I don't see the need for stableSort or unstableSort apis. Certainly not as part of this pitch.
If additional sort algorithms need to be added to the Algorithms project I would expect more specific names for them.

jjrscott · August 25, 2022, 9:48pm

This might seem a bit off-topic, but it is relatively easy to implement stable sort based on top of unstable sort by using indexes rather than the values at those indexes as the input to the comparator. If anything I think our issue is that the current sort uses Bool rather than ComparisonResult which can be chained like Perl does (I miss <=>).

For reference, here’s a post I wrote a while back wrt search, but the same applies to sort: Index based binary search · jjrscott

tomkeith · August 25, 2022, 10:05pm

A simple change in documentation. +1 from me.

nnnnnnnn · August 25, 2022, 10:52pm

This is definitely my thinking — sort instability likely isn't even on the radar for a lot of developers, so there's great value in providing stability with the default API.
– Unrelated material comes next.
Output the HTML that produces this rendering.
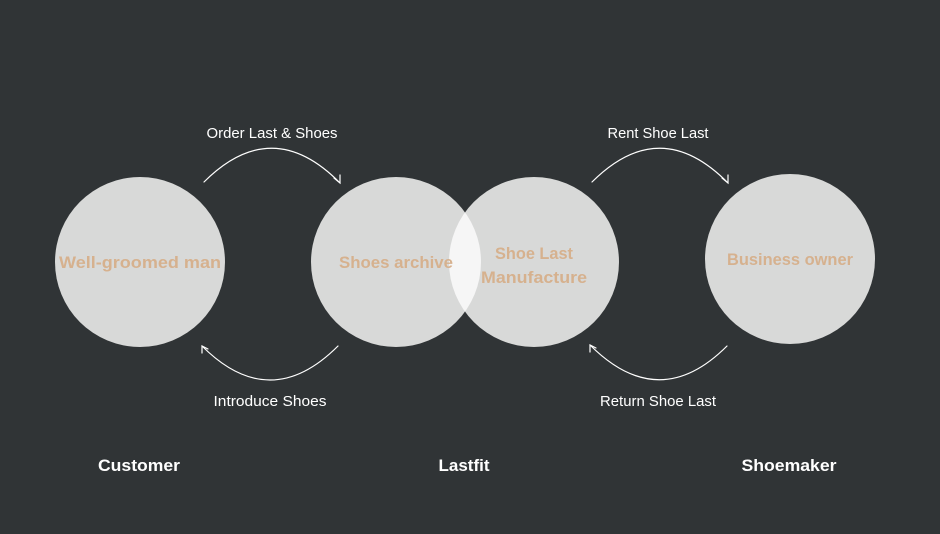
<!DOCTYPE html>
<html><head><meta charset="utf-8"><style>
html,body{margin:0;padding:0;background:#303436;}
svg{display:block}
</style></head><body>
<svg width="940" height="534" xmlns="http://www.w3.org/2000/svg">
<defs><clipPath id="c2"><circle cx="396" cy="262" r="85"/></clipPath></defs>
<rect width="940" height="534" fill="#303436"/>
<circle cx="140" cy="262" r="85" fill="#d8d9d8"/>
<circle cx="396" cy="262" r="85" fill="#d8d9d8"/>
<circle cx="534" cy="262" r="85" fill="#d8d9d8"/>
<circle cx="534" cy="262" r="85" fill="#f6f6f6" clip-path="url(#c2)"/>
<circle cx="790" cy="259" r="85" fill="#d8d9d8"/>
<g fill="none" stroke="#ffffff" stroke-width="1.2" stroke-linecap="round">
<path d="M204 182 Q272 114 340 183"/><path d="M334 178 L340 183 L340 175"/>
<path d="M338 346 Q270 414 202 346"/><path d="M202 353 L202 346 L208 349"/>
<path d="M592 182 Q660 114 728 183"/><path d="M722 178 L728 183 L728 175"/>
<path d="M727 346 Q659 414 590 345"/><path d="M590 352 L590 345 L596 348"/>
</g>
<g font-family="Liberation Sans, sans-serif" font-size="14.5" fill="#ffffff" text-anchor="middle">
<text x="272" y="138" textLength="131" lengthAdjust="spacingAndGlyphs">Order Last &amp; Shoes</text>
<text x="270" y="406" textLength="113" lengthAdjust="spacingAndGlyphs">Introduce Shoes</text>
<text x="658" y="138" textLength="101" lengthAdjust="spacingAndGlyphs">Rent Shoe Last</text>
<text x="658" y="406" textLength="116" lengthAdjust="spacingAndGlyphs">Return Shoe Last</text>
</g>
<g font-family="Liberation Sans, sans-serif" font-size="16.5" font-weight="bold" fill="#d6b18e" text-anchor="middle">
<text x="140" y="268" textLength="162" lengthAdjust="spacingAndGlyphs">Well-groomed man</text>
<text x="396" y="268" textLength="114" lengthAdjust="spacingAndGlyphs">Shoes archive</text>
<text x="534" y="259" textLength="78" lengthAdjust="spacingAndGlyphs">Shoe Last</text>
<text x="534" y="283" textLength="106" lengthAdjust="spacingAndGlyphs">Manufacture</text>
<text x="790" y="265" textLength="126" lengthAdjust="spacingAndGlyphs">Business owner</text>
</g>
<g font-family="Liberation Sans, sans-serif" font-size="16.5" font-weight="bold" fill="#ffffff" text-anchor="middle">
<text x="139" y="471" textLength="82" lengthAdjust="spacingAndGlyphs">Customer</text>
<text x="464" y="471" textLength="51" lengthAdjust="spacingAndGlyphs">Lastfit</text>
<text x="789" y="471" textLength="95" lengthAdjust="spacingAndGlyphs">Shoemaker</text>
</g>
</svg>
</body></html>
As far as alternatives and naming, I don't think anyone is specifically looking for an unstableSort(). People might want a sort that has different tradeoffs from the default. For example, the current sort allocates a buffer to perform its merges, so it might be valuable to provide a sort that performs its work entirely in place. That sort would probably need to be unstable, but instability wouldn't be the intent behind the sort's authors or users, and I wouldn't really expect it would be salient enough to include in the API name. I'll add a note about this to the alternatives.